According to my local newspaper Fresh & Greens staff have been instructed not to talk to the press under threat of loosing their severance pay - what a great employer!
The Group claims that the six stores closing were not profitable. A lamentable excuse when you consider their prime locations and the general lack of competition. This failure has more to do with incompetent management and a business culture which should have stuck to what it actually understands. Food retailing must not be left in the hands of amateurs from the hedge fund industry.
Jeff Metzger, the publisher of the Columbia-based Food World, said Natural Foods (part of the Catalyst Capital Group) overpaid for the Superfresh sites and then failed to renovate or invest to remake the stores' image.
"I would say doomed from the start," said Metzger, pointing to an "inability to change the perception of the consumer that this is not just a tired old Superfresh with a new name on it." He continued, "You reap what you sow .....it was sort of always being run, in my opinon, like it was an orphan."
A damning verdict by an industry pro which should worry investors in the Canadian based Catalyst Capital Group run by founding managing partner Newton 'Buttercup' Glassman.

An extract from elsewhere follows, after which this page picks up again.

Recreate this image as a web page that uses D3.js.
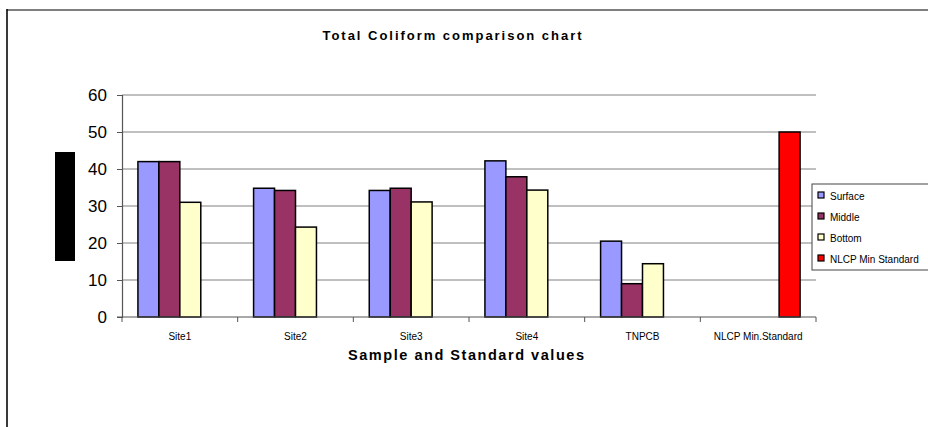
<!DOCTYPE html>
<html>
<head>
<meta charset="utf-8">
<script src="https://cdn.jsdelivr.net/npm/d3@7"></script>
<style>
  html, body { margin: 0; padding: 0; background: #fff; }
  svg { display: block; font-family: "Liberation Sans", Arial, sans-serif; }
</style>
</head>
<body>
<svg id="chart" width="928" height="427"></svg>
<script>
// Total coliform readings per sampling site, plus the reference standards
const categories = ["Site1", "Site2", "Site3", "Site4", "TNPCB", "NLCP Min.Standard"];
const seriesNames = ["Surface", "Middle", "Bottom", "NLCP Min Standard"];
const surface = [42, 34.8, 34.2, 42.2, 20.5, null];
const middle  = [42, 34.2, 34.8, 37.9, 9.0, null];
const bottom  = [31, 24.3, 31.1, 34.3, 14.4, null];
const nlcpMin = [null, null, null, null, null, 50];
const yTicks = [0, 10, 20, 30, 40, 50, 60];
const colors = ["#9999FF", "#993366", "#FFFFCC", "#FF0000"];

const allSeries = [surface, middle, bottom, nlcpMin];

const svg = d3.select("#chart");

// Outer chart frame (extends past the right/bottom edge)
svg.append("line").attr("x1", 7).attr("x2", 7).attr("y1", 9).attr("y2", 427)
  .attr("stroke", "#3a3a3a").attr("stroke-width", 2);
svg.append("line").attr("x1", 7).attr("x2", 928).attr("y1", 10).attr("y2", 10)
  .attr("stroke", "#000").attr("stroke-width", 1.2);

const plot = { left: 122, right: 816, top: 95, bottom: 317 };

const x = d3.scaleBand().domain(categories).range([plot.left, plot.right]);
const xs = d3.scaleBand().domain(seriesNames)
  .range([0, x.bandwidth()]).paddingOuter(0.76).paddingInner(0);
const y = d3.scaleLinear().domain([0, 60]).range([plot.bottom, plot.top]);

// Horizontal gridlines
svg.append("g").selectAll("line").data(yTicks.filter(d => d > 0)).join("line")
  .attr("x1", plot.left).attr("x2", plot.right)
  .attr("y1", d => y(d)).attr("y2", d => y(d))
  .attr("stroke", "#808080").attr("stroke-width", 1);

// Bars
const barData = [];
allSeries.forEach((vals, si) => {
  vals.forEach((v, ci) => {
    if (v != null) barData.push({ cat: categories[ci], s: seriesNames[si], v, color: colors[si] });
  });
});
svg.append("g").selectAll("rect").data(barData).join("rect")
  .attr("x", d => x(d.cat) + xs(d.s))
  .attr("y", d => y(d.v))
  .attr("width", xs.bandwidth())
  .attr("height", d => y(0) - y(d.v))
  .attr("fill", d => d.color)
  .attr("stroke", "#000").attr("stroke-width", 1.5);

// Y axis
const yAxis = svg.append("g").attr("transform", `translate(${plot.left},0)`)
  .call(d3.axisLeft(y).tickValues(yTicks).tickSize(5).tickPadding(10));
yAxis.select(".domain").attr("stroke", "#555").attr("stroke-width", 1.2);
yAxis.selectAll(".tick line").attr("stroke", "#555");
yAxis.selectAll(".tick text").attr("font-size", 17).attr("fill", "#000")
  .attr("font-family", "Liberation Sans, Arial, sans-serif");

// X axis with ticks at category boundaries
const xAxis = svg.append("g").attr("transform", `translate(0,${plot.bottom})`);
xAxis.append("line").attr("x1", plot.left - 5).attr("x2", plot.right)
  .attr("stroke", "#555").attr("stroke-width", 1.2);
const bounds = categories.map(c => x(c)).concat([plot.right]);
xAxis.selectAll("line.tk").data(bounds).join("line").attr("class", "tk")
  .attr("x1", d => d).attr("x2", d => d).attr("y1", 0).attr("y2", 5)
  .attr("stroke", "#555");
xAxis.selectAll("text").data(categories).join("text")
  .attr("x", d => x(d) + x.bandwidth() / 2).attr("y", 23)
  .attr("text-anchor", "middle").attr("font-size", 10).attr("fill", "#000")
  .text(d => d);

// Y axis title block
svg.append("rect").attr("x", 55).attr("y", 152).attr("width", 20).attr("height", 109).attr("fill", "#000");

// Chart title
svg.append("text").attr("x", 452).attr("y", 40).attr("text-anchor", "middle")
  .attr("font-size", 13).attr("font-weight", "bold")
  .attr("textLength", 259).attr("lengthAdjust", "spacing")
  .text("Total Coliform comparison chart");

// X axis title
svg.append("text").attr("x", 466).attr("y", 360).attr("text-anchor", "middle")
  .attr("font-size", 14.5).attr("font-weight", "bold")
  .attr("textLength", 236).attr("lengthAdjust", "spacing")
  .text("Sample and Standard values");

// Legend
const legend = svg.append("g").attr("transform", "translate(812,184)");
legend.append("rect").attr("x", 0).attr("y", 0).attr("width", 130).attr("height", 86)
  .attr("fill", "#fff").attr("stroke", "#444").attr("stroke-width", 1);
const items = legend.selectAll("g.item").data(seriesNames).join("g").attr("class", "item")
  .attr("transform", (d, i) => `translate(6,${12 + i * 21})`);
items.append("rect").attr("x", 0).attr("y", -4).attr("width", 6).attr("height", 6)
  .attr("fill", (d, i) => colors[i]).attr("stroke", "#000").attr("stroke-width", 1.2);
items.append("text").attr("x", 12).attr("y", 3.5).attr("font-size", 10).attr("fill", "#000")
  .text(d => d);
</script>
</body>
</html>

As an investor in distressed companies, Mr. Glassman is often casually referred to as a vulture but he claims to be taking what others have messed up and trying to fix it. Vultures tear dead things apart for sustenance. Mr. Glassman says. "You've got to build something to contribute to society'. Tell this specious nonsense to the sacked employees of Fresh & Greens, the store's deserted landlords, and the hundreds of families who no longer have a convenient food outlet in their area.